COMME UN CHARBON ARDENT DANS L’OBSCURITÉ

Publié par Vent d'Autan le

Les papillons noirs sont encore là, immobiles, recouvrant une portion du muret du jardin, mais je ne peux dire s’ils sont morts ou juste endormis.” Patti Smith

Des frileux lundis de désarroi de tout début de semaine jusqu’aux dimanches sanctifiés par quelques ouailles pieuses, les jours d’organdi, ayant perdu l’originalité de leur singularité d’éphéméride, filaient avec entrain la même toile de mousseline d’un semblable coton de brume. Ainsi se suivaient-ils à la queue-leu-leu, dissous dans un continuum de dramaturge élégiaque, engloutis au chant des crépuscules, dans la nasse de cet espace temps, au point de tous se ressembler, sans grande différentiation, sans plus aucune distinction.

Fidèles registres du quotidien qui relataient au jour le jour le fil des instants entre le flou et le superflu, ils n’étaient plus qu’une interminable succession d’ininterrompus sans grande importance, comprimés dans le flux et le reflux de la houle flottante des courants d’air.

Dans les cieux encombrés, les vents de grandes tempêtes hivernales entamaient une folle course poursuite, traquant sans relâche les moindres paquets de ouate entassés en amas concassés. Chacun s’était réfugié dans son semblant de bulle, pelotonné dans son recoin, apitoyé sur son sort, attendant avec une infinie patience, quelconque éclaircie ou mieux encore, diverse embellie, mais rien de tout ça. Au lointain point d’accalmie en toile de fond, juste cette insupportable attente, à ressasser les mêmes ressentiments, les mêmes émotions, indigestes.
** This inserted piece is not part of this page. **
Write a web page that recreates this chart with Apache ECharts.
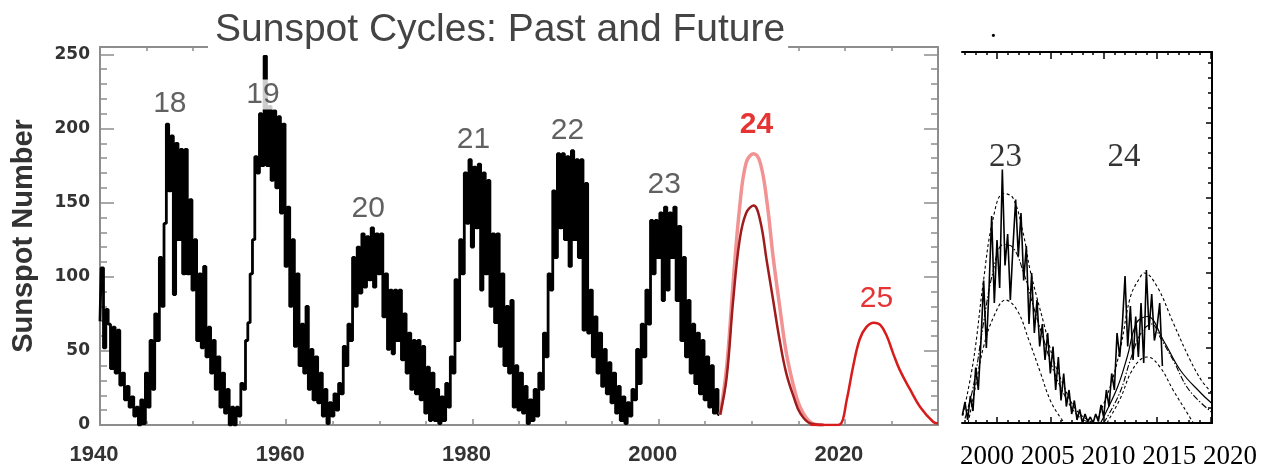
<!DOCTYPE html>
<html><head><meta charset="utf-8">
<script src="https://cdn.jsdelivr.net/npm/echarts@6/dist/echarts.min.js"></script>
<style>html,body{margin:0;padding:0;background:#fff}#c{width:1273px;height:470px}</style>
</head><body><div id="c"></div>
<script>
// ================= DATA =================
const chartTitle = 'Sunspot Cycles: Past and Future';
const yAxisName = 'Sunspot Number';
const mainXLabels = [1940, 1960, 1980, 2000, 2020];
const mainXTicks = [1940,1945,1950,1955,1960,1965,1970,1975,1980,1985,1990,1995,2000,2005,2010,2015,2020,2025,2030];
const mainYLabels = [0, 50, 100, 150, 200, 250];
const mainYMinor = [10,20,30,40,60,70,80,90,110,120,130,140,160,170,180,190,210,220,230,240];

// observed monthly-ish sunspot numbers, quarterly steps from 1940.0
const obsStart = 1940, obsStep = 0.25;
const observed = [
  70,106,52,78,  68,38,66,35,  64,27,35,17,  26,12,19,6,  12,0,17,1,
  35,12,57,24,  75,57,113,80,  136,203,158,195,  88,190,125,186,  102,186,102,152,
  91,125,57,102,  52,107,46,66,  35,57,24,46,  12,35,8,24,  0,12,0,12,
  6,28,24,57,  69,102,125,181,  170,210,175,249,  175,215,165,212,  160,208,143,203,
  107,147,80,125,  53,102,40,68,  35,80,24,51,  17,46,15,35,  6,24,1,15,
  6,21,10,28,  21,53,40,68,  57,113,80,120,  89,129,93,127,  98,133,93,129,
  102,129,73,102,  51,91,48,91,  57,91,44,75,  35,62,24,57,  21,57,17,53,
  8,39,3,35,  3,24,1,19,  3,28,12,46,  35,98,57,125,  102,170,136,179,
  120,174,133,176,  91,170,102,165,  80,129,69,129,  53,102,40,80,  35,84,12,40,
  10,35,8,26,  1,17,3,24,  6,35,24,62,  46,102,91,158,  113,183,133,183,
  125,181,107,185,  125,179,113,179,  64,163,62,91,  46,73,35,62,  26,51,21,42,
  15,35,8,26,  3,19,1,15,  6,24,17,51,  28,68,46,91,  68,138,102,138,
  113,143,84,147,  91,143,113,147,  84,134,57,113,  46,84,35,68,  28,62,21,57,
  17,46,12,40,  8,24,7
];
// cycle 24 predictions
const predYears  = [2006.6, 2007.3, 2008.0, 2008.7, 2009.4, 2010.2, 2010.9, 2011.6, 2012.3, 2013.0, 2013.7, 2014.5, 2015.2, 2016.3, 2017.7];
const pred24High = [7, 39, 96, 147, 177, 183, 177, 152, 113, 80, 49, 26, 12, 2, 0];
const pred24Low  = [7, 32, 84, 125, 143, 148, 138, 111, 84, 57, 35, 19, 8, 1, 0];
// cycle 25 prediction
const pred25Years = [2016.3, 2017.7, 2018.8, 2019.5, 2020.2, 2020.9, 2021.6, 2022.3, 2023.1, 2023.8, 2024.5, 2025.2, 2025.9, 2027.0, 2028.1, 2029.5, 2030];
const pred25      = [0, 0, 0, 0.5, 17, 40, 58, 66, 69, 67.5, 60, 48, 37, 24, 12, 2, 1];
// cycle number annotations
const cycleNames  = ['18', '19', '20', '21', '22', '23', '24', '25'];
const cycleYears  = [1947.5, 1957.5, 1968.8, 1980.1, 1990.2, 2000.6, 2010.5, 2023.4];
const cycleLevels = [216.6, 223, 145.7, 192.3, 198.4, 162, 202.4, 85];

// ---- inset panel ----
const insetXLabels = ['2000', '2005', '2010', '2015', '2020'];
const insetMajorYears = [2000, 2005, 2010, 2015, 2020];
const insetMinorYears = [1997,1998,1999,2001,2002,2003,2004,2006,2007,2008,2009,2011,2012,2013,2014,2016,2017,2018,2019];
const insetYMajor = [0, 50, 100, 150, 200];
const insetYMinor = [10,20,30,40,60,70,80,90,110,120,130,140,160,170,180,190,210,220,230,240];
const insetObsStart = 1996.75, insetObsStep = 0.25;
const insetObserved = [
  5,
  14,2,18,8,  37,22,55,95,  50,89,138,80,  122,90,169,105,  126,82,118,149,
  111,140,95,118,  66,100,60,82,  51,66,42,60,  33,51,22,44,  15,33,11,22,
  6,15,2,9,  0,6,1,4,  0,6,1,12,  4,22,11,33,  22,60,44,66,
  98,51,78,42,  71,44,80,40,  102,62,86,55,  64,80,38
];
const c23UpperYears = [1996.8, 1997.8, 1998.7, 1999.6, 2000.6, 2001.5, 2002.5, 2003.1, 2004.4, 2005.3, 2006.3, 2007.2, 2008.1, 2009.1];
const c23Upper      = [5, 42, 93, 135, 153, 150, 125, 102, 66, 42, 24, 11, 4, 0];
const c23MidYears   = [1997.0, 1997.8, 1998.7, 1999.6, 2000.6, 2001.5, 2002.5, 2003.4, 2004.4, 2005.3, 2006.3, 2007.2, 2008.1, 2009.1];
const c23Mid        = [3, 25, 65, 100, 119, 117, 100, 78, 55, 35, 19, 8, 2, 0];
const c23LowerYears = [1997.3, 1998.0, 1998.75, 1999.7, 2000.8, 2001.9, 2003.0, 2004.1, 2005.0, 2006.0, 2006.4];
const c23Lower      = [0, 25, 51, 71, 82, 75, 55, 33, 15, 3, 0];
const c24UpperYears = [2009.4, 2010.6, 2011.6, 2012.5, 2013.4, 2013.8, 2015.0, 2016.5, 2018.1, 2019.2, 2020.15];
const c24Upper      = [3, 24, 51, 84, 97, 100, 91, 67, 42, 28, 20];
const c24MidYears   = [2009.7, 2010.0, 2011.3, 2012.2, 2013.1, 2014.1, 2015.6, 2017.2, 2019.1, 2020.15];
const c24Mid        = [0, 4, 24, 44, 67, 71, 55, 35, 20, 13];
const c24AltYears   = [2010.0, 2011.5, 2012.5, 2013.5, 2014.5, 2015.3, 2016.5, 2018.0, 2020.15];
const c24Alt        = [0, 20, 42, 60, 66, 57, 42, 22, 7];
const c24LowerYears = [2010.3, 2011.6, 2012.5, 2013.4, 2014.1, 2015.3, 2016.5, 2017.8, 2018.4];
const c24Lower      = [0, 17, 33, 42, 44, 37, 22, 7, 0];
const insetCycleNames  = ['23', '24'];
const insetCycleYears  = [2000.8, 2011.9];
const insetCycleLevels = [177, 177];

// ================= CHART =================
const FRAME = '#8d8d8d';
const SANS = 'Liberation Sans';
const pairs = (xs, ys) => xs.map((x, i) => [x, ys[i]]);
const seq = (start, step, ys) => ys.map((v, i) => [start + i * step, v]);

function ax(grid, min, max, pos, opt) {
  return Object.assign({
    type: 'value', gridIndex: grid, min: min, max: max, position: pos,
    axisLine: { show: false, onZero: false },
    axisTick: { show: false },
    axisLabel: { show: false },
    splitLine: { show: false }
  }, opt);
}
const line = (color, width) => ({ show: true, onZero: false, lineStyle: { color: color, width: width } });
const tick = (vals, len, color, width) => ({ show: true, inside: true, length: len, customValues: vals, lineStyle: { color: color, width: width } });

const chart = echarts.init(document.getElementById('c'), null, { renderer: 'canvas' });
chart.setOption({
  animation: false,
  backgroundColor: '#fff',
  title: {
    text: chartTitle, left: 208, top: 8,
    padding: [3, 3, 5, 7], backgroundColor: '#fff',
    textStyle: { fontFamily: SANS, fontSize: 39, fontWeight: 'normal', color: '#444' }
  },
  grid: [
    { left: 100, right: 335, top: 47, bottom: 45 },
    { left: 962, right: 61, top: 52, bottom: 47 }
  ],
  xAxis: [
    ax(0, 1940, 2030, 'bottom', {
      axisLine: line(FRAME, 2),
      axisTick: tick(mainXLabels, 6, FRAME, 1.5),
      axisLabel: { show: true, customValues: mainXLabels, formatter: v => String(v), margin: 19, padding: [0, 12, 0, 0],
        fontFamily: SANS, fontWeight: 'bold', fontSize: 22, color: '#333' }
    }),
    ax(0, 1940, 2030, 'bottom', { axisTick: tick(mainXTicks, 4, FRAME, 1.5) }),
    ax(0, 1940, 2030, 'top', { axisLine: line(FRAME, 2), axisTick: tick(mainXTicks, 4, FRAME, 1.5) }),
    ax(1, 1996.72, 2020.15, 'bottom', { axisLine: line('#000', 2), axisTick: tick(insetMajorYears, 6, '#000', 1.5) }),
    ax(1, 1996.72, 2020.15, 'bottom', { axisTick: tick(insetMinorYears, 3, '#000', 1.5) }),
    ax(1, 1996.72, 2020.15, 'top', { axisLine: line('#000', 2), axisTick: tick(insetMajorYears, 7, '#000', 1.5) }),
    ax(1, 1996.72, 2020.15, 'top', { axisTick: tick(insetMinorYears, 3, '#000', 1.5) })
  ],
  yAxis: [
    ax(0, 0, 255, 'left', {
      axisLine: line(FRAME, 2),
      axisTick: tick(mainYLabels, 14, FRAME, 1.5),
      axisLabel: { show: true, customValues: mainYLabels, formatter: v => String(v), margin: 10,
        fontFamily: 'DejaVu Sans', fontWeight: 'bold', fontSize: 17, color: '#333' },
      name: yAxisName, nameLocation: 'middle', nameGap: 62,
      nameTextStyle: { fontFamily: SANS, fontWeight: 'bold', fontSize: 29, color: '#333' }
    }),
    ax(0, 0, 255, 'left', { axisTick: tick(mainYMinor, 7, FRAME, 1.5) }),
    ax(0, 0, 255, 'right', { axisLine: line(FRAME, 2), axisTick: tick(mainYLabels, 14, FRAME, 1.5) }),
    ax(0, 0, 255, 'right', { axisTick: tick(mainYMinor, 7, FRAME, 1.5) }),
    ax(1, 0, 247.3, 'right', { axisLine: line('#000', 2), axisTick: tick(insetYMajor, 6, '#000', 1.5) }),
    ax(1, 0, 247.3, 'right', { axisTick: tick(insetYMinor, 4, '#000', 1.5) })
  ],
  graphic: [
    { type: 'text', left: 960, top: 443, style: { text: insetXLabels.join(' '), font: '27px "Liberation Serif"', fill: '#000' } },
    { type: 'text', left: 990, top: 16, style: { text: '.', font: '27px "Liberation Serif"', fill: '#000' } }
  ],
  series: [
    { type: 'line', xAxisIndex: 0, yAxisIndex: 0, symbol: 'none', step: 'middle', data: seq(obsStart, obsStep, observed),
      lineStyle: { color: '#000', width: 2.8 }, z: 3 },
    { type: 'line', xAxisIndex: 0, yAxisIndex: 0, symbol: 'none', smooth: 0.4, data: pairs(predYears, pred24High),
      lineStyle: { color: '#f29393', width: 3.5 }, z: 3 },
    { type: 'line', xAxisIndex: 0, yAxisIndex: 0, symbol: 'none', smooth: 0.4, data: pairs(predYears, pred24Low),
      lineStyle: { color: '#9e1c1c', width: 2.5 }, z: 4 },
    { type: 'line', xAxisIndex: 0, yAxisIndex: 0, symbol: 'none', smooth: 0.4, data: pairs(pred25Years, pred25),
      lineStyle: { color: '#d81c1c', width: 2.5 }, z: 4 },
    { type: 'scatter', xAxisIndex: 0, yAxisIndex: 0, symbolSize: 1, itemStyle: { color: 'rgba(0,0,0,0)' }, z: 10,
      data: cycleNames.map((n, i) => ({
        name: n, value: [cycleYears[i], cycleLevels[i]],
        label: i >= 6 ? { color: '#e00000', fontWeight: i === 6 ? 'bold' : 'normal' } : {}
      })),
      label: { show: true, position: 'inside', formatter: '{b}', fontFamily: SANS, fontSize: 30, color: '#3a3a3a',
        backgroundColor: '#fff', padding: [0, 2] } },
    // inset
    { type: 'line', xAxisIndex: 3, yAxisIndex: 4, symbol: 'none', data: seq(insetObsStart, insetObsStep, insetObserved),
      lineStyle: { color: '#000', width: 1.6 } },
    { type: 'line', xAxisIndex: 3, yAxisIndex: 4, symbol: 'none', smooth: 0.4, data: pairs(c23UpperYears, c23Upper),
      lineStyle: { color: '#000', width: 1.1, type: [3, 2.5] } },
    { type: 'line', xAxisIndex: 3, yAxisIndex: 4, symbol: 'none', smooth: 0.4, data: pairs(c23MidYears, c23Mid),
      lineStyle: { color: '#000', width: 1.1, type: [6, 2, 1.5, 2] } },
    { type: 'line', xAxisIndex: 3, yAxisIndex: 4, symbol: 'none', smooth: 0.4, data: pairs(c23LowerYears, c23Lower),
      lineStyle: { color: '#000', width: 1.1, type: [3, 2.5] } },
    { type: 'line', xAxisIndex: 3, yAxisIndex: 4, symbol: 'none', smooth: 0.4, data: pairs(c24UpperYears, c24Upper),
      lineStyle: { color: '#000', width: 1.1, type: [3, 2.5] } },
    { type: 'line', xAxisIndex: 3, yAxisIndex: 4, symbol: 'none', smooth: 0.4, data: pairs(c24MidYears, c24Mid),
      lineStyle: { color: '#000', width: 1.2 } },
    { type: 'line', xAxisIndex: 3, yAxisIndex: 4, symbol: 'none', smooth: 0.4, data: pairs(c24AltYears, c24Alt),
      lineStyle: { color: '#000', width: 1.1, type: [6, 2, 1.5, 2] } },
    { type: 'line', xAxisIndex: 3, yAxisIndex: 4, symbol: 'none', smooth: 0.4, data: pairs(c24LowerYears, c24Lower),
      lineStyle: { color: '#000', width: 1.1, type: [3, 2.5] } },
    { type: 'scatter', xAxisIndex: 3, yAxisIndex: 4, symbolSize: 1, itemStyle: { color: 'rgba(0,0,0,0)' }, z: 10,
      data: insetCycleNames.map((n, i) => ({ name: n, value: [insetCycleYears[i], insetCycleLevels[i]] })),
      label: { show: true, position: 'inside', formatter: '{b}', fontFamily: 'Liberation Serif', fontSize: 33, color: '#000' } }
  ]
});
</script>
</body></html>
Remplacés au pied levé par une escouade pantomime de chiffres romains aux accents berbères, le vénérable patronyme des mots de la semaine avait sombré corps et âmes, dans les tourbillons de cette obsolescence programmée à faire table rase de toute époque révolue, jusqu’au point d’en faire disparaitre la plus infime trace dans les moindres replis de l’inconscient collectif.

Qui se souvient encore de ces lundis de traîne, des mardis à la peine, des mercredis / jeudis de récréation, des vendredis de fin d’ennui et enfin de ces incontournables samedis / dimanches de repos dominical, symboles d’échanges et de partages autour de la Sagrada Familia ? On nous parle d’un temps que les moins de vingt ans ne souhaitent pas connaitre…..

Ce qui s’était passé hier et ce qui aurait très pu advenir demain n’avaient plus cours, sans aucune raison d’être. La conjugaison des temps se limitait au strict minimum et à terme menait à l’abstraction des cycles de la vie. Congédiés manu militari à ce même et unique tempo : le présent, injonction contradictoire à la tempérance des instants.

Un présent replié sur lui-même, débarrassé une fois pour toute de ce passé mille fois ressassé, rabâché de tant de souvenirs défaits. Simple ou composé, le passé s’était ainsi défait de sa lancinante nostalgie. Point de remords, point de regrets, juste effacé, terrassé.

Territoire de mirages et de chimères, le futur, temps grammatical de tous les possibles avait subi le même sort, écharpé par cette restructuration temporelle de l’en même temps. Abolition des strates mémorielles, abstraction des origines, des racines, des identités, simple et radicale épuration éthique.

Dans le trouble de ces vertiges, passé et futur n’étaient plus en odeur de sainteté. Intrigués par cette défiance originelle sans commune mesure, du haut de l’Olympe, Chronos, Kairos et Aiôn, semblaient se divertir à outrance de ce nouveau jeu de dupes. Valse à trois temps au cœur de cette manière de voir le temps, et de le vivre.

A ciel ouvert, dans un fort joli pas de deux, le lent déclin des temps et des mots, munificents, au milieu de leur propre désordre. Lardées de nappes de brume, des pluies de blousons noirs, brouillaient l’interminable attente. Les vents hurlaient leur contrariété dans un monde illusoire, sans passé, sans avenir, sans illusions, sans grande infortune. Un monde insipide et fade qui ne rêvait même plus. Le temps n’était que vulgaire monnaie de singe. Ad nauseum.